*GIVEN INSTRUCTION*.
Restate the full listing word for word and leave the pictures out.

_ _ _

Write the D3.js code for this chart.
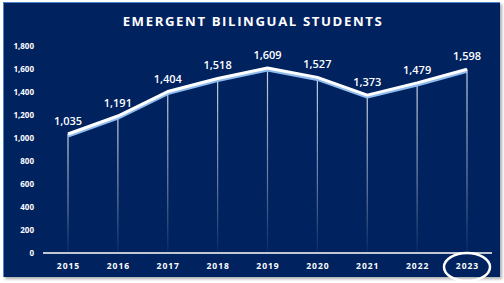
<!DOCTYPE html>
<html><head><meta charset="utf-8">
<script src="https://cdn.jsdelivr.net/npm/d3@7"></script>
<style>html,body{margin:0;padding:0;background:#fff;}svg{display:block;}</style>
</head><body>
<script>
const years = ["2015","2016","2017","2018","2019","2020","2021","2022","2023"];
const students = [1035,1191,1404,1518,1609,1527,1373,1479,1598];
const yTicks = [0,200,400,600,800,1000,1200,1400,1600,1800];
const title = "EMERGENT BILINGUAL STUDENTS";

const W=504,H=283;
const svg=d3.select("body").append("svg").attr("width",W).attr("height",H);
const defs=svg.append("defs");
const f=defs.append("filter").attr("id","sh").attr("x","-5%").attr("y","-5%").attr("width","115%").attr("height","115%");
f.append("feDropShadow").attr("dx",2).attr("dy",2).attr("stdDeviation",1.5).attr("flood-color","#888").attr("flood-opacity",0.7);
const g=defs.append("linearGradient").attr("id","drop").attr("x1",0).attr("y1",0).attr("x2",0).attr("y2",1).attr("gradientUnits","objectBoundingBox");
g.append("stop").attr("offset","0%").attr("stop-color","#fff").attr("stop-opacity",0.8);
g.append("stop").attr("offset","60%").attr("stop-color","#fff").attr("stop-opacity",0.4);
g.append("stop").attr("offset","100%").attr("stop-color","#fff").attr("stop-opacity",0.03);

svg.append("rect").attr("x",3).attr("y",2).attr("width",497).attr("height",275).attr("fill","#03205f").attr("filter","url(#sh)");
svg.append("path").attr("d","M3.5,277 V2.5 H500").attr("fill","none").attr("stroke","#4f86cf").attr("stroke-width",1);

const x=d3.scalePoint().domain(years).range([68,467]);
const y=d3.scaleLinear().domain([0,1800]).range([253,46]);

svg.append("text").attr("x",253).attr("y",26).attr("text-anchor","middle")
 .attr("fill","#fff").attr("font-family","'Open Sans',sans-serif").attr("font-weight",700)
 .attr("font-size",13.2).attr("letter-spacing",1.6).text(title);

const ya=svg.append("g").attr("transform","translate(34,0)")
 .call(d3.axisLeft(y).tickValues(yTicks).tickSize(0).tickPadding(0).tickFormat(d3.format(",")));
ya.select(".domain").remove();
ya.selectAll("text").attr("fill","#fff").attr("font-family","'Open Sans',sans-serif").attr("font-weight",700).attr("font-size",8);

// drop lines
svg.append("g").selectAll("rect").data(students).join("rect")
 .attr("x",(d,i)=>x(years[i])-0.6).attr("width",1.2)
 .attr("y",d=>y(d)).attr("height",d=>y(0)-y(d)).attr("fill","url(#drop)");

const xa=svg.append("g").attr("transform","translate(0,253)")
 .call(d3.axisBottom(x).tickSize(0).tickPadding(10));
xa.select(".domain").attr("d","M43,0H492").attr("stroke","#fff").attr("stroke-width",1.5);
xa.selectAll("text").attr("fill","#fff").attr("font-family","'Open Sans',sans-serif").attr("font-weight",700).attr("font-size",8.5).attr("letter-spacing",1);

const line=d3.line().x((d,i)=>x(years[i])).y(d=>y(d));
svg.append("path").datum(students).attr("d",line).attr("transform","translate(0,1.8)")
 .attr("fill","none").attr("stroke","#8fbcec").attr("stroke-width",3.5).attr("stroke-linejoin","round");
svg.append("path").datum(students).attr("d",line)
 .attr("fill","none").attr("stroke","#fff").attr("stroke-width",3).attr("stroke-linejoin","round");

svg.append("g").selectAll("text").data(students).join("text")
 .attr("x",(d,i)=>x(years[i])).attr("y",d=>y(d)-9).attr("text-anchor","middle")
 .attr("fill","#fff").attr("font-family","'Open Sans',sans-serif").attr("font-weight",600).attr("font-size",11)
 .text(d=>d3.format(",")(d));

svg.append("ellipse").attr("cx",x("2023")).attr("cy",267).attr("rx",23).attr("ry",14)
 .attr("fill","none").attr("stroke","#fff").attr("stroke-width",2.5);
</script>
</body></html>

_ _ _

*COMPLETED EXERCISE*.
Write the D3.js code for this chart.
<!DOCTYPE html>
<html><head><meta charset="utf-8">
<script src="https://cdn.jsdelivr.net/npm/d3@7"></script>
<style>html,body{margin:0;padding:0;background:#fff;}svg{display:block;}</style>
</head><body>
<script>
const years = ["2015","2016","2017","2018","2019","2020","2021","2022","2023"];
const students = [1035,1191,1404,1518,1609,1527,1373,1479,1598];
const yTicks = [0,200,400,600,800,1000,1200,1400,1600,1800];
const title = "EMERGENT BILINGUAL STUDENTS";

const W=504,H=283;
const svg=d3.select("body").append("svg").attr("width",W).attr("height",H);
const defs=svg.append("defs");
const f=defs.append("filter").attr("id","sh").attr("x","-5%").attr("y","-5%").attr("width","115%").attr("height","115%");
f.append("feDropShadow").attr("dx",2).attr("dy",2).attr("stdDeviation",1.5).attr("flood-color","#888").attr("flood-opacity",0.7);
const g=defs.append("linearGradient").attr("id","drop").attr("x1",0).attr("y1",0).attr("x2",0).attr("y2",1).attr("gradientUnits","objectBoundingBox");
g.append("stop").attr("offset","0%").attr("stop-color","#fff").attr("stop-opacity",0.8);
g.append("stop").attr("offset","60%").attr("stop-color","#fff").attr("stop-opacity",0.4);
g.append("stop").attr("offset","100%").attr("stop-color","#fff").attr("stop-opacity",0.03);

svg.append("rect").attr("x",3).attr("y",2).attr("width",497).attr("height",275).attr("fill","#03205f").attr("filter","url(#sh)");
svg.append("path").attr("d","M3.5,277 V2.5 H500").attr("fill","none").attr("stroke","#4f86cf").attr("stroke-width",1);

const x=d3.scalePoint().domain(years).range([68,467]);
const y=d3.scaleLinear().domain([0,1800]).range([253,46]);

svg.append("text").attr("x",253).attr("y",26).attr("text-anchor","middle")
 .attr("fill","#fff").attr("font-family","'Open Sans',sans-serif").attr("font-weight",700)
 .attr("font-size",13.2).attr("letter-spacing",1.6).text(title);

const ya=svg.append("g").attr("transform","translate(34,0)")
 .call(d3.axisLeft(y).tickValues(yTicks).tickSize(0).tickPadding(0).tickFormat(d3.format(",")));
ya.select(".domain").remove();
ya.selectAll("text").attr("fill","#fff").attr("font-family","'Open Sans',sans-serif").attr("font-weight",700).attr("font-size",8);

// drop lines
svg.append("g").selectAll("rect").data(students).join("rect")
 .attr("x",(d,i)=>x(years[i])-0.6).attr("width",1.2)
 .attr("y",d=>y(d)).attr("height",d=>y(0)-y(d)).attr("fill","url(#drop)");

const xa=svg.append("g").attr("transform","translate(0,253)")
 .call(d3.axisBottom(x).tickSize(0).tickPadding(10));
xa.select(".domain").attr("d","M43,0H492").attr("stroke","#fff").attr("stroke-width",1.5);
xa.selectAll("text").attr("fill","#fff").attr("font-family","'Open Sans',sans-serif").attr("font-weight",700).attr("font-size",8.5).attr("letter-spacing",1);

const line=d3.line().x((d,i)=>x(years[i])).y(d=>y(d));
svg.append("path").datum(students).attr("d",line).attr("transform","translate(0,1.8)")
 .attr("fill","none").attr("stroke","#8fbcec").attr("stroke-width",3.5).attr("stroke-linejoin","round");
svg.append("path").datum(students).attr("d",line)
 .attr("fill","none").attr("stroke","#fff").attr("stroke-width",3).attr("stroke-linejoin","round");

svg.append("g").selectAll("text").data(students).join("text")
 .attr("x",(d,i)=>x(years[i])).attr("y",d=>y(d)-9).attr("text-anchor","middle")
 .attr("fill","#fff").attr("font-family","'Open Sans',sans-serif").attr("font-weight",600).attr("font-size",11)
 .text(d=>d3.format(",")(d));

svg.append("ellipse").attr("cx",x("2023")).attr("cy",267).attr("rx",23).attr("ry",14)
 .attr("fill","none").attr("stroke","#fff").attr("stroke-width",2.5);
</script>
</body></html>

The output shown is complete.